§ To do:
Go through the listing below and list every line with "this".

§ Records shown:

****************

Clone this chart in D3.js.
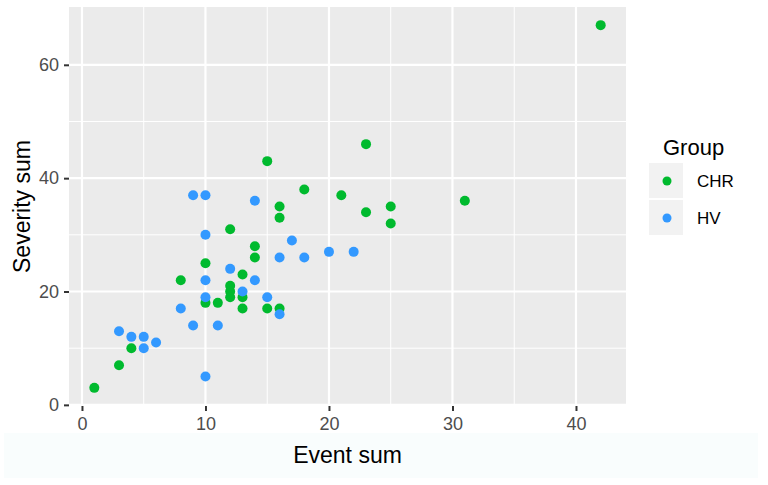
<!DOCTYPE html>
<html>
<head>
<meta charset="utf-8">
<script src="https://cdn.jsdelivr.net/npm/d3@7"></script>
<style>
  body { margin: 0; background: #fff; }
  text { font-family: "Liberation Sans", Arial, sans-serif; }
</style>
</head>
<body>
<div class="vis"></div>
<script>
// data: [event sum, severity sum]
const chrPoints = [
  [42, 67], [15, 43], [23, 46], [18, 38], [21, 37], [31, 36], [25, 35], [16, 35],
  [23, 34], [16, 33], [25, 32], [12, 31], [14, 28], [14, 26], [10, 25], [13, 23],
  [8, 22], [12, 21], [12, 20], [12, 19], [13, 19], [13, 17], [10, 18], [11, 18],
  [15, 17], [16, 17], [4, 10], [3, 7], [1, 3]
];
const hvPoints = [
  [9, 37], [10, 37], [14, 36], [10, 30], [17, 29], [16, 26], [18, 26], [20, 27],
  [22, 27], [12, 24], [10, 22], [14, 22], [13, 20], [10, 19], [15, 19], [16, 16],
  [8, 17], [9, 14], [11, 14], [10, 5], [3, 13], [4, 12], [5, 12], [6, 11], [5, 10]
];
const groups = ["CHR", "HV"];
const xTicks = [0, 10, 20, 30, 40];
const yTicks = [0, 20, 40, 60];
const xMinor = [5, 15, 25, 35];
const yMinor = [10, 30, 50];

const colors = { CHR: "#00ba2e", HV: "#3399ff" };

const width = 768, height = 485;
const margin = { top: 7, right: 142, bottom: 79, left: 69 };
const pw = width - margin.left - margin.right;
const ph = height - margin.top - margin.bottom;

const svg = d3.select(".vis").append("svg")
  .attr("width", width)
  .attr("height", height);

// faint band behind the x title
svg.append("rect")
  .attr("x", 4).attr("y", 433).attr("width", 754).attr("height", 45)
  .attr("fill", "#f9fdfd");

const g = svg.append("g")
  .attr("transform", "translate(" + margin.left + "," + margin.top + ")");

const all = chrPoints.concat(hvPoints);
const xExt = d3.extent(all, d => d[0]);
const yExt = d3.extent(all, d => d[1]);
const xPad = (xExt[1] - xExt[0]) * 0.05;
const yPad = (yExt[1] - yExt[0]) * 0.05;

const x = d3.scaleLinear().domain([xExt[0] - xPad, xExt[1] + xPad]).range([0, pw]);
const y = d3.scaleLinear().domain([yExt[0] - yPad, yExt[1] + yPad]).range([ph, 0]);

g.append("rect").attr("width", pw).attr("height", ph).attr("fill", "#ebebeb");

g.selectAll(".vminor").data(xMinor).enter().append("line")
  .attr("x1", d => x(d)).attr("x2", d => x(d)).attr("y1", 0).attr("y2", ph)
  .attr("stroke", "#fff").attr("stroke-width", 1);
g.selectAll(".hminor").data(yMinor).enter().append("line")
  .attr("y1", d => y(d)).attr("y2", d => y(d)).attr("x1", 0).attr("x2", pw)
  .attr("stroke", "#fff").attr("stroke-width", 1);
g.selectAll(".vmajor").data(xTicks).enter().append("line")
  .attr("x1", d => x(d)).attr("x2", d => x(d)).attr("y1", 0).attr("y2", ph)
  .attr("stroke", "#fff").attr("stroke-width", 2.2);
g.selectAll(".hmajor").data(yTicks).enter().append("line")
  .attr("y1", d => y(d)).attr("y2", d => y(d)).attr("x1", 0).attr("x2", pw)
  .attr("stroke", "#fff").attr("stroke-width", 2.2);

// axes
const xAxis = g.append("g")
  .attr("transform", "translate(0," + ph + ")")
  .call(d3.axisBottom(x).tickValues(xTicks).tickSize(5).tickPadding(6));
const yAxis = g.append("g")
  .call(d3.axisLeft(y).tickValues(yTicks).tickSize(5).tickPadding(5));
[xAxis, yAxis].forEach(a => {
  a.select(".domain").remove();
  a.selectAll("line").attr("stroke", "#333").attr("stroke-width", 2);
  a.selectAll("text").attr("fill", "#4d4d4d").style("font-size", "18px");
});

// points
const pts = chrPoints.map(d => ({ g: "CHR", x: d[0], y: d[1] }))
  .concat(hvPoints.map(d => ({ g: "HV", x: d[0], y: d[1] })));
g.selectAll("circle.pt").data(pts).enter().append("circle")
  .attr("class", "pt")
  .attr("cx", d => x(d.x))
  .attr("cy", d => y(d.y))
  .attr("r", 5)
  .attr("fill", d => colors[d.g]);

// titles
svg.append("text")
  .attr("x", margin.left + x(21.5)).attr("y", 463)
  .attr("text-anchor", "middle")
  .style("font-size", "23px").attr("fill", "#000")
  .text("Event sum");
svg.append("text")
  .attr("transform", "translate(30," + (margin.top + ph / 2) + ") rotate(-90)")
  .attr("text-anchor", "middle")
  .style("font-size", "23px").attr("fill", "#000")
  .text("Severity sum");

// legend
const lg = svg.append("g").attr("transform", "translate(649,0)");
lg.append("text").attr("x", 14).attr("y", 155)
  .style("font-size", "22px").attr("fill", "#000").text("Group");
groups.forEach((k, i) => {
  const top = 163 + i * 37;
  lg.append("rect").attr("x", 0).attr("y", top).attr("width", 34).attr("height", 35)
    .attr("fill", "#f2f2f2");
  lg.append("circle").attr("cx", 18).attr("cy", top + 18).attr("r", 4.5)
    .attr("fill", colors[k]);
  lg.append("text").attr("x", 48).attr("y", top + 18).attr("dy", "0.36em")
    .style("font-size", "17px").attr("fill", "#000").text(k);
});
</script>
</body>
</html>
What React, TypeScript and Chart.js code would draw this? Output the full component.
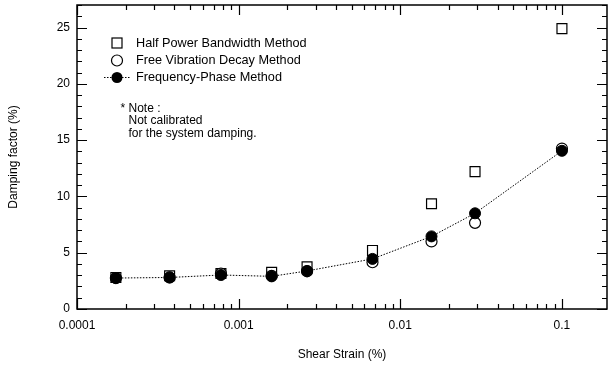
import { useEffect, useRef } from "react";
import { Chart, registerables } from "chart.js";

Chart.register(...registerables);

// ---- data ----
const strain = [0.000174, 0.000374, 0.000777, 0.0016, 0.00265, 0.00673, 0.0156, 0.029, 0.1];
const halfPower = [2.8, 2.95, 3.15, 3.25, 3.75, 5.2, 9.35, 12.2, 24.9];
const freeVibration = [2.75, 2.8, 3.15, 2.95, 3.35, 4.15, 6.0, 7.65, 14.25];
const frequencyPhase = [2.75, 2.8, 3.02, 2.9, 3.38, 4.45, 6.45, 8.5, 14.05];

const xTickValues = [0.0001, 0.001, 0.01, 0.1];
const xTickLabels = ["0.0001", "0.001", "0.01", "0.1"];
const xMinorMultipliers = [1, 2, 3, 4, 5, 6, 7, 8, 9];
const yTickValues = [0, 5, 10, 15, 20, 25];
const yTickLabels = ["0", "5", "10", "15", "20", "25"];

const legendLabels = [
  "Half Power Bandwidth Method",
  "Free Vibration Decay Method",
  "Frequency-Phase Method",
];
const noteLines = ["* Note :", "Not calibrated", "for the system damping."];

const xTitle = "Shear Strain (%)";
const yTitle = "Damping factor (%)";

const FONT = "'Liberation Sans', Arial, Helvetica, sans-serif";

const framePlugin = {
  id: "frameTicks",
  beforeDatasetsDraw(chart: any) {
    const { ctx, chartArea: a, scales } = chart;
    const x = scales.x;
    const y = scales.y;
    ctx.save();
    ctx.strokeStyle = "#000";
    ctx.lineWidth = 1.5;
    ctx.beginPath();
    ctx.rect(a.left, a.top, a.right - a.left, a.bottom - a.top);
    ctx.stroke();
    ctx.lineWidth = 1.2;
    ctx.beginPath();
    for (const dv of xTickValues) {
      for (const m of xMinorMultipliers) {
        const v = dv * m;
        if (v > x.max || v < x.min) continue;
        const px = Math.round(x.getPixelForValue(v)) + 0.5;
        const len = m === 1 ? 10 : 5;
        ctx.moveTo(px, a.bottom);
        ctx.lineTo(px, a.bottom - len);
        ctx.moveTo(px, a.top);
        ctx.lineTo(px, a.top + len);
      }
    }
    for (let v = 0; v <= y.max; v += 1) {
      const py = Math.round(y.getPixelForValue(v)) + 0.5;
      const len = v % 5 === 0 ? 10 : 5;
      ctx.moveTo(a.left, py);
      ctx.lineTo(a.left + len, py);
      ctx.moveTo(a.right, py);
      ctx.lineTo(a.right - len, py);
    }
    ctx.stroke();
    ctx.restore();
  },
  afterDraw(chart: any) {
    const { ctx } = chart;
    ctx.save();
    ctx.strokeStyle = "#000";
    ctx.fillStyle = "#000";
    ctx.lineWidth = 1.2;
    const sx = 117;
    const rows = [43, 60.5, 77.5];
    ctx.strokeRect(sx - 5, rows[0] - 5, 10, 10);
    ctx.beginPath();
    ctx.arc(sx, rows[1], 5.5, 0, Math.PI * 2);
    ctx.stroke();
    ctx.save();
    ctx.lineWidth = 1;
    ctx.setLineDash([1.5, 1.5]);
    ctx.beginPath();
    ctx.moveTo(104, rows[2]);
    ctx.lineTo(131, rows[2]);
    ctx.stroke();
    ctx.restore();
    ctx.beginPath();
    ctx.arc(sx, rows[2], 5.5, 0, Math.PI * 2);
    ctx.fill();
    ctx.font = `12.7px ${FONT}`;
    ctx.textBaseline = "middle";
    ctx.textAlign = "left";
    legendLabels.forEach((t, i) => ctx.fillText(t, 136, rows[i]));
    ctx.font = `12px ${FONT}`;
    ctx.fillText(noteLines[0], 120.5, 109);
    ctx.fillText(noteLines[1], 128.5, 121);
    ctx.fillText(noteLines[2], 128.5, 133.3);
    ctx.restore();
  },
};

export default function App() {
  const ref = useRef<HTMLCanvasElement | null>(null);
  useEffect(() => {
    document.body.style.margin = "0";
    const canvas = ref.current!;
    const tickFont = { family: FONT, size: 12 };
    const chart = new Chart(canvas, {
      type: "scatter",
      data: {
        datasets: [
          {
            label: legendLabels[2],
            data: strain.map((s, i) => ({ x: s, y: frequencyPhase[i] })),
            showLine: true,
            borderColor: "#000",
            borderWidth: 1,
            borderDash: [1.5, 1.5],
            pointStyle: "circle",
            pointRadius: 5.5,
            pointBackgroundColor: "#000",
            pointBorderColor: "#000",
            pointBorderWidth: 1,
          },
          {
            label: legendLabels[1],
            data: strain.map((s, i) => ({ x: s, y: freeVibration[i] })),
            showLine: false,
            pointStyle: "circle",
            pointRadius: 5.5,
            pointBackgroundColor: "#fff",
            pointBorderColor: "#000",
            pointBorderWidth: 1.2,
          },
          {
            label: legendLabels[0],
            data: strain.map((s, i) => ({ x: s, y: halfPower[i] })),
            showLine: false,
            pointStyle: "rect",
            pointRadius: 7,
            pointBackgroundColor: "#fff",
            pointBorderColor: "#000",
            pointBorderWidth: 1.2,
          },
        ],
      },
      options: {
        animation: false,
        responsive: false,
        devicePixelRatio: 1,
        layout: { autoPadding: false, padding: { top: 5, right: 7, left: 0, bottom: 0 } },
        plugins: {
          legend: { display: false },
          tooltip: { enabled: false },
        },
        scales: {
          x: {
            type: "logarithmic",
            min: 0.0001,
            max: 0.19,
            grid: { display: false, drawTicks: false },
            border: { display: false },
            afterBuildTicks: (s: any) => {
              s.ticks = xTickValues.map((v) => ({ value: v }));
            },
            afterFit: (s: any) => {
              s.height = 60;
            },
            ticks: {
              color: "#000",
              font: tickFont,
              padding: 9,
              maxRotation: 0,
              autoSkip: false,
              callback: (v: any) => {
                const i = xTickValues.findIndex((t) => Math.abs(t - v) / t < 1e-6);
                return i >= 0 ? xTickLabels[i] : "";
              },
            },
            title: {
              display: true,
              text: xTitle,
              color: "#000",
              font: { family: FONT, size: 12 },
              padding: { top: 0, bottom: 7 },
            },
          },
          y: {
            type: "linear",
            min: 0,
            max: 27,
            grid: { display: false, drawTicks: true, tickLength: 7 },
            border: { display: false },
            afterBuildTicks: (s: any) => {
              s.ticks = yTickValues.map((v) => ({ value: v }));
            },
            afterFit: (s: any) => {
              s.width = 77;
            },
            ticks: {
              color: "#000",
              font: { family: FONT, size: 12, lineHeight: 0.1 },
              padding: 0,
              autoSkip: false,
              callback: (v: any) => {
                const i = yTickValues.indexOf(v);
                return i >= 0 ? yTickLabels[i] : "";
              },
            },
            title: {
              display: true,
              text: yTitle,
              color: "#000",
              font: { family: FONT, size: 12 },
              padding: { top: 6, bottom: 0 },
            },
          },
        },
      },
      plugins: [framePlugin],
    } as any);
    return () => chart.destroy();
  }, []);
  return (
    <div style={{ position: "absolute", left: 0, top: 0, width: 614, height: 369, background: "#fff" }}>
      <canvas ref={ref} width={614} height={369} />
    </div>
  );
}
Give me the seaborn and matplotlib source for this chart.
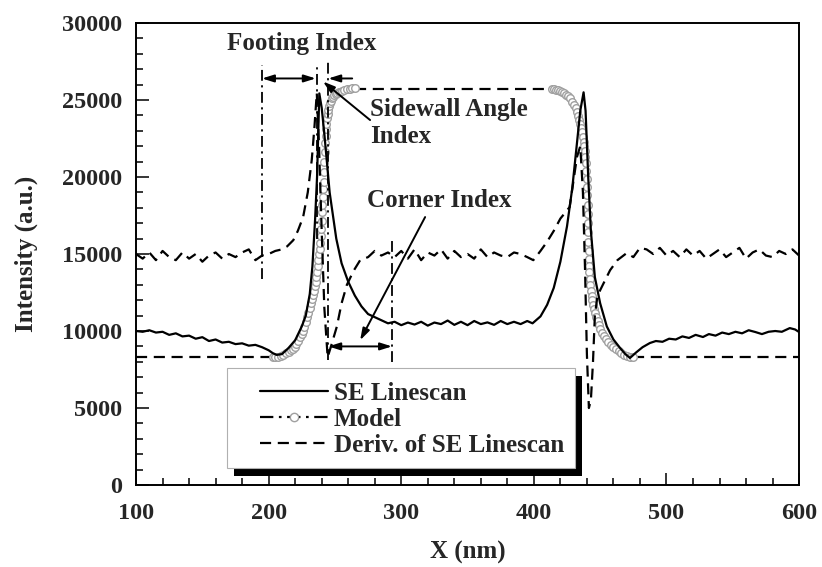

****************

§ Solution below:
Clone this chart in D3.js.
What React, TypeScript and Chart.js code would draw this? Output the full component.
Give me the seaborn and matplotlib source for this chart.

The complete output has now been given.